» Given exercise: All of the lines below are to be printed again exactly; images are excluded from the output.

.....

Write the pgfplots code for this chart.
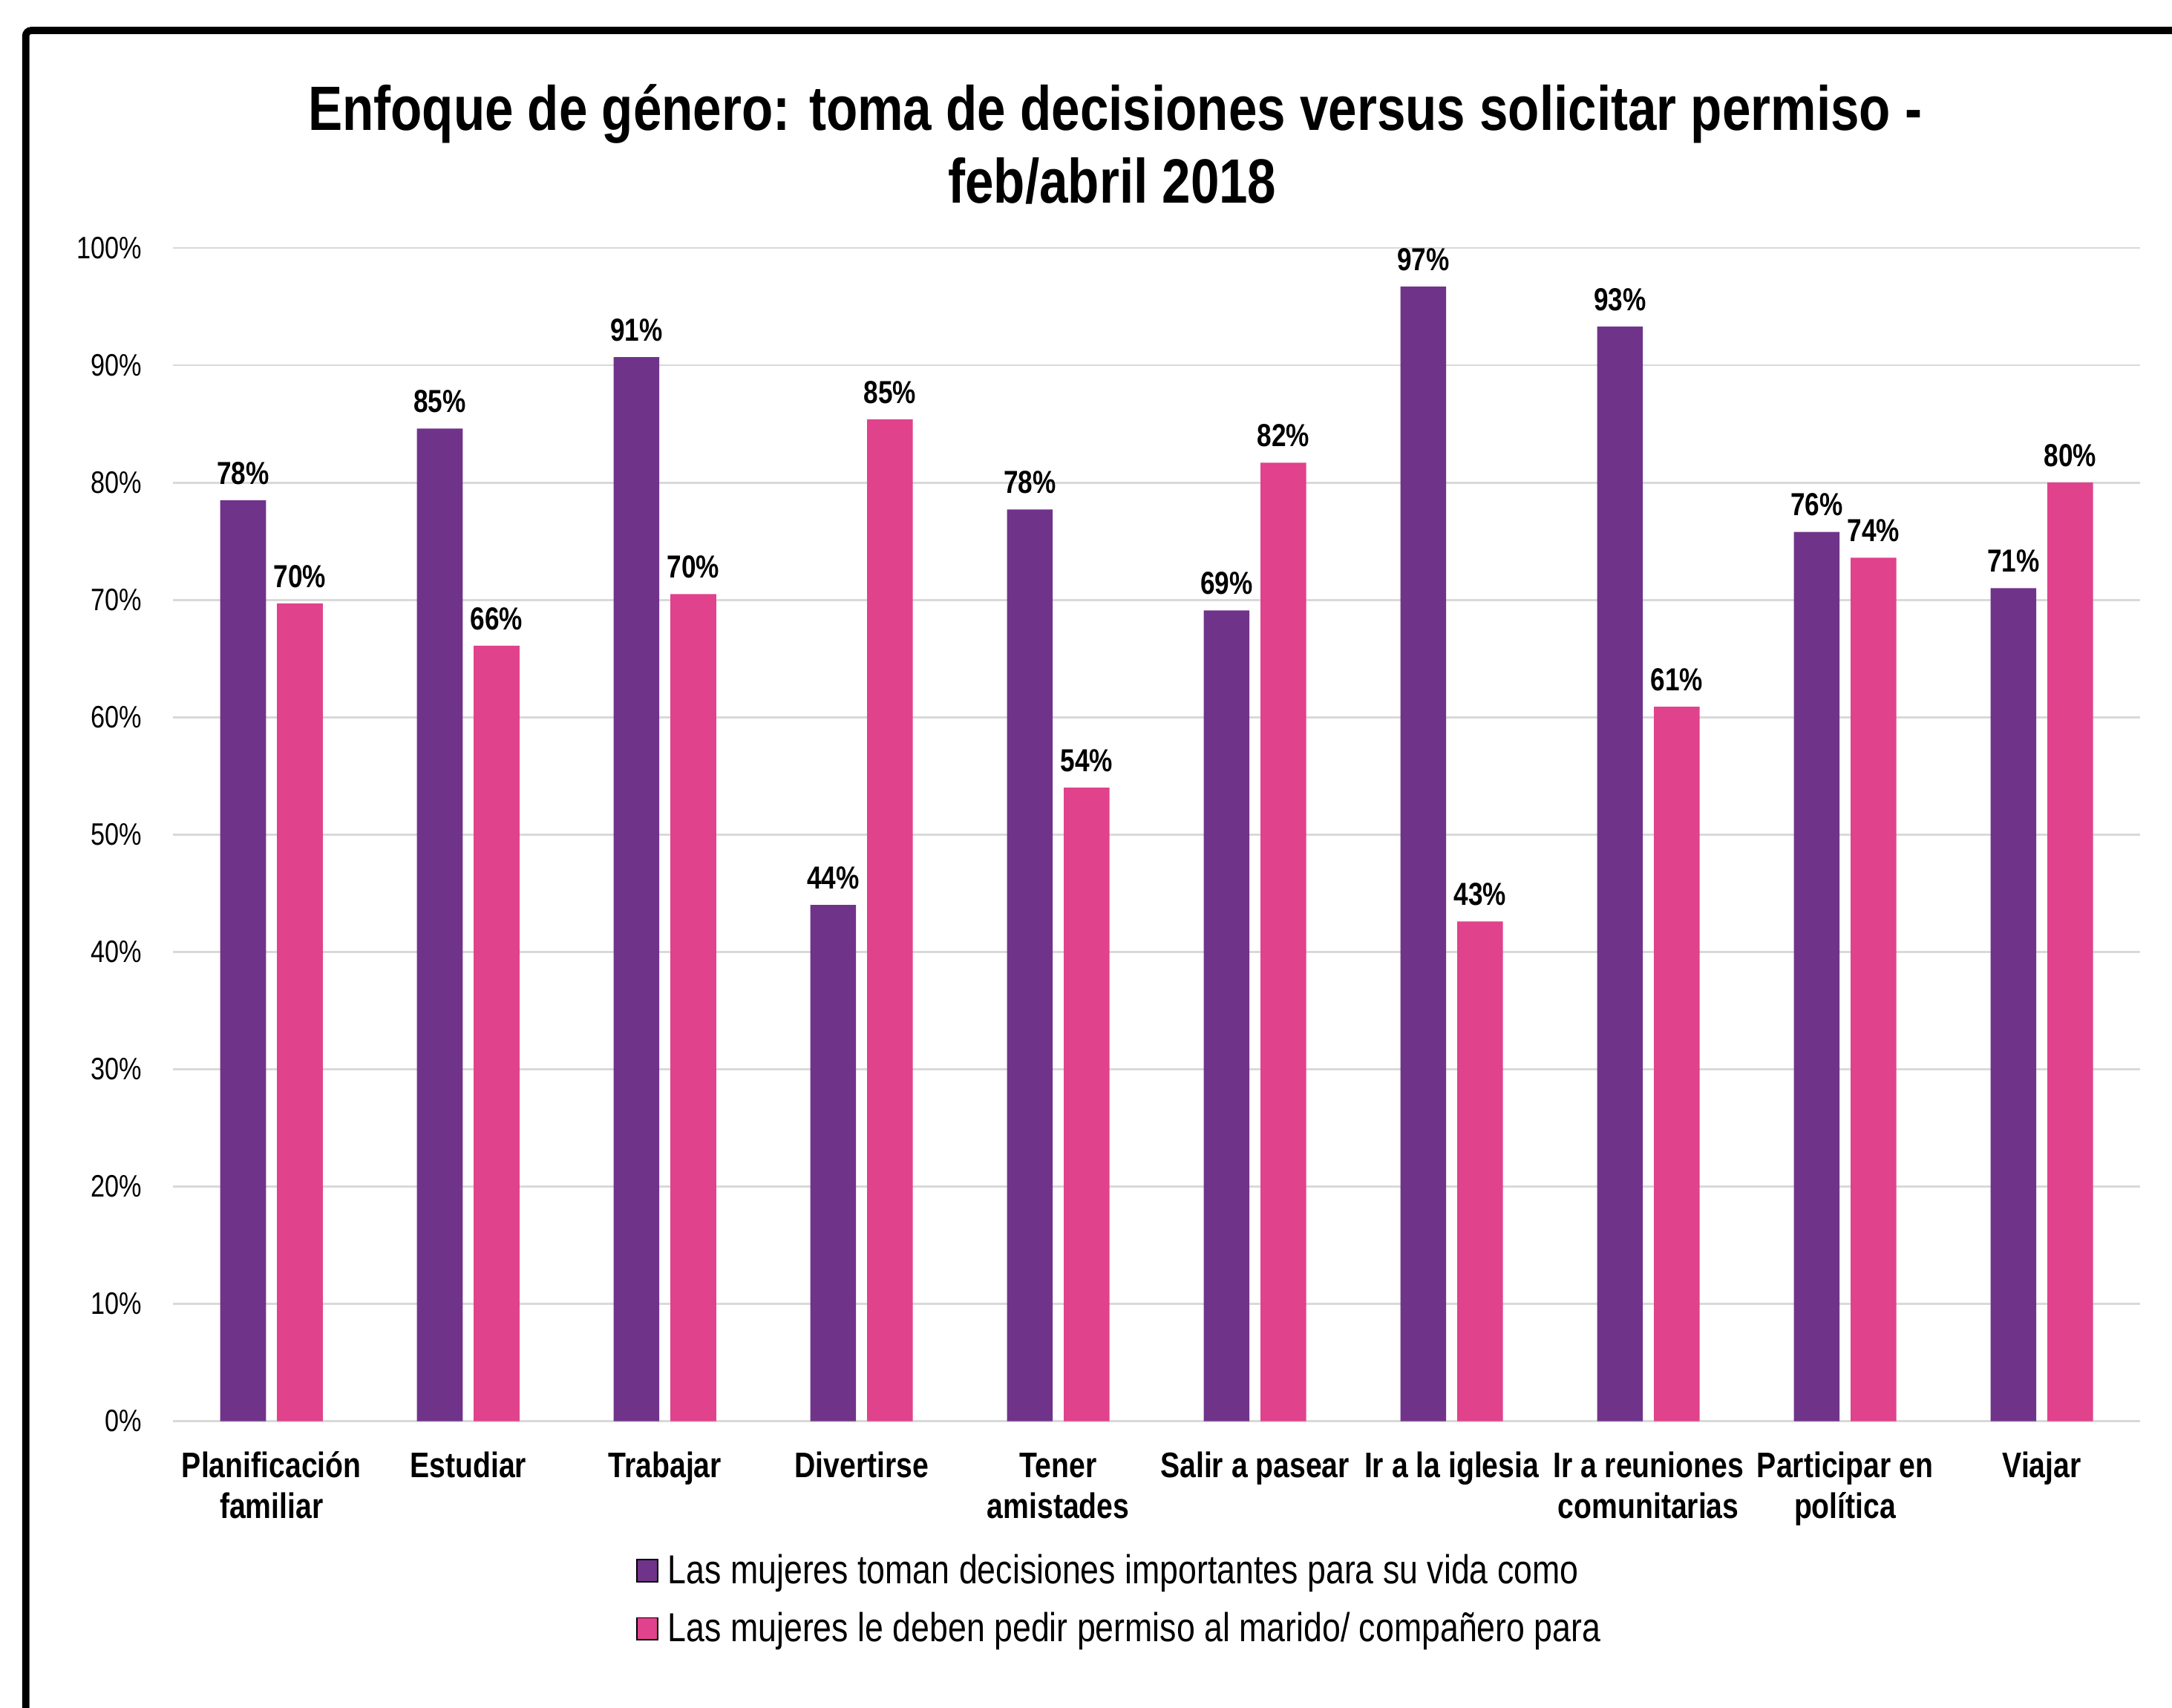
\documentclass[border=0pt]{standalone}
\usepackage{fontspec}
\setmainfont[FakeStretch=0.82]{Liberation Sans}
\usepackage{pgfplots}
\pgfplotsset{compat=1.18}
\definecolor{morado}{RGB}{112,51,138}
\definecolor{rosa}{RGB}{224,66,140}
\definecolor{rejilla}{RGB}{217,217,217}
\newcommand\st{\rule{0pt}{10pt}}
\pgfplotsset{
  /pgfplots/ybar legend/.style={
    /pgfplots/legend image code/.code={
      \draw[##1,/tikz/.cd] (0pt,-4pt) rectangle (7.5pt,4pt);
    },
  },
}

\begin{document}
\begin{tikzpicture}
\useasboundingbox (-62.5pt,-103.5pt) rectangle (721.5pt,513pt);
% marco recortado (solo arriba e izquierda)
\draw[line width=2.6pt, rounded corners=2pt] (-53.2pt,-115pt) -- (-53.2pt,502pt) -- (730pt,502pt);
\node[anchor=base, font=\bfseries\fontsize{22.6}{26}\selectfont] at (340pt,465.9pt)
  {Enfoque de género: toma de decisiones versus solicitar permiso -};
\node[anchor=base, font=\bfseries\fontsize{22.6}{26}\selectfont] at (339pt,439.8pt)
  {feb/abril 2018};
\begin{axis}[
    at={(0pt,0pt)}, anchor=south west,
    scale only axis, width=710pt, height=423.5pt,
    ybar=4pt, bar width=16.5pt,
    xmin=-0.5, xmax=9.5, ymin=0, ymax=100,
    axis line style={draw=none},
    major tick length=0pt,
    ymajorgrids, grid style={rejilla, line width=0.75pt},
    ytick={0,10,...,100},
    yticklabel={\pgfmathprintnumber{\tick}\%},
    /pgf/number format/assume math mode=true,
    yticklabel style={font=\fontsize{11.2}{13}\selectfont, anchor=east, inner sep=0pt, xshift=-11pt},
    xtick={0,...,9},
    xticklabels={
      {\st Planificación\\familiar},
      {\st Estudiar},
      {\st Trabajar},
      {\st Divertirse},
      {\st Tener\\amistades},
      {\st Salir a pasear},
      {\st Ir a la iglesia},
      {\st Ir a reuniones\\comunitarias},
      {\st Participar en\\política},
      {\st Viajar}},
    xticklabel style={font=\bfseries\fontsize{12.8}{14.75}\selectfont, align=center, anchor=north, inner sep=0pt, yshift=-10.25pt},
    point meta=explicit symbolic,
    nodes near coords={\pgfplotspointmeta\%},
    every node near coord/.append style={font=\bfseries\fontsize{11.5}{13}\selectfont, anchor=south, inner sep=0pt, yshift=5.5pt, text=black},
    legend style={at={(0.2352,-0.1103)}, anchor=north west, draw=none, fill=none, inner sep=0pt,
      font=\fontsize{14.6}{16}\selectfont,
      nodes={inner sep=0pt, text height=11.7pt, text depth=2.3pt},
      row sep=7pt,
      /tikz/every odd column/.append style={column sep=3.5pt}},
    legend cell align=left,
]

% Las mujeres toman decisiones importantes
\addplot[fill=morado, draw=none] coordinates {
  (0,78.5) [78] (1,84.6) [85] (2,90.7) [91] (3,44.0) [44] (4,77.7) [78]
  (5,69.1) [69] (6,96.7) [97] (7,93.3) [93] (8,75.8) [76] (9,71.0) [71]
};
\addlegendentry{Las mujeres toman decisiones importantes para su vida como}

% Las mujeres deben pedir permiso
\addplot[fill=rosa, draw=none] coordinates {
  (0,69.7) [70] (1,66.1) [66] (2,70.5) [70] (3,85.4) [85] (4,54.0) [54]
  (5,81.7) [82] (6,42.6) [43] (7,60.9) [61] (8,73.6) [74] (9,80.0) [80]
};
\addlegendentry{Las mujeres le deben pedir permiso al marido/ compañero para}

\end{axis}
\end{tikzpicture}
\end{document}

.....

» Task response:
Write the pgfplots code for this chart.
\documentclass[border=0pt]{standalone}
\usepackage{fontspec}
\setmainfont[FakeStretch=0.82]{Liberation Sans}
\usepackage{pgfplots}
\pgfplotsset{compat=1.18}
\definecolor{morado}{RGB}{112,51,138}
\definecolor{rosa}{RGB}{224,66,140}
\definecolor{rejilla}{RGB}{217,217,217}
\newcommand\st{\rule{0pt}{10pt}}
\pgfplotsset{
  /pgfplots/ybar legend/.style={
    /pgfplots/legend image code/.code={
      \draw[##1,/tikz/.cd] (0pt,-4pt) rectangle (7.5pt,4pt);
    },
  },
}

\begin{document}
\begin{tikzpicture}
\useasboundingbox (-62.5pt,-103.5pt) rectangle (721.5pt,513pt);
% marco recortado (solo arriba e izquierda)
\draw[line width=2.6pt, rounded corners=2pt] (-53.2pt,-115pt) -- (-53.2pt,502pt) -- (730pt,502pt);
\node[anchor=base, font=\bfseries\fontsize{22.6}{26}\selectfont] at (340pt,465.9pt)
  {Enfoque de género: toma de decisiones versus solicitar permiso -};
\node[anchor=base, font=\bfseries\fontsize{22.6}{26}\selectfont] at (339pt,439.8pt)
  {feb/abril 2018};
\begin{axis}[
    at={(0pt,0pt)}, anchor=south west,
    scale only axis, width=710pt, height=423.5pt,
    ybar=4pt, bar width=16.5pt,
    xmin=-0.5, xmax=9.5, ymin=0, ymax=100,
    axis line style={draw=none},
    major tick length=0pt,
    ymajorgrids, grid style={rejilla, line width=0.75pt},
    ytick={0,10,...,100},
    yticklabel={\pgfmathprintnumber{\tick}\%},
    /pgf/number format/assume math mode=true,
    yticklabel style={font=\fontsize{11.2}{13}\selectfont, anchor=east, inner sep=0pt, xshift=-11pt},
    xtick={0,...,9},
    xticklabels={
      {\st Planificación\\familiar},
      {\st Estudiar},
      {\st Trabajar},
      {\st Divertirse},
      {\st Tener\\amistades},
      {\st Salir a pasear},
      {\st Ir a la iglesia},
      {\st Ir a reuniones\\comunitarias},
      {\st Participar en\\política},
      {\st Viajar}},
    xticklabel style={font=\bfseries\fontsize{12.8}{14.75}\selectfont, align=center, anchor=north, inner sep=0pt, yshift=-10.25pt},
    point meta=explicit symbolic,
    nodes near coords={\pgfplotspointmeta\%},
    every node near coord/.append style={font=\bfseries\fontsize{11.5}{13}\selectfont, anchor=south, inner sep=0pt, yshift=5.5pt, text=black},
    legend style={at={(0.2352,-0.1103)}, anchor=north west, draw=none, fill=none, inner sep=0pt,
      font=\fontsize{14.6}{16}\selectfont,
      nodes={inner sep=0pt, text height=11.7pt, text depth=2.3pt},
      row sep=7pt,
      /tikz/every odd column/.append style={column sep=3.5pt}},
    legend cell align=left,
]

% Las mujeres toman decisiones importantes
\addplot[fill=morado, draw=none] coordinates {
  (0,78.5) [78] (1,84.6) [85] (2,90.7) [91] (3,44.0) [44] (4,77.7) [78]
  (5,69.1) [69] (6,96.7) [97] (7,93.3) [93] (8,75.8) [76] (9,71.0) [71]
};
\addlegendentry{Las mujeres toman decisiones importantes para su vida como}

% Las mujeres deben pedir permiso
\addplot[fill=rosa, draw=none] coordinates {
  (0,69.7) [70] (1,66.1) [66] (2,70.5) [70] (3,85.4) [85] (4,54.0) [54]
  (5,81.7) [82] (6,42.6) [43] (7,60.9) [61] (8,73.6) [74] (9,80.0) [80]
};
\addlegendentry{Las mujeres le deben pedir permiso al marido/ compañero para}

\end{axis}
\end{tikzpicture}
\end{document}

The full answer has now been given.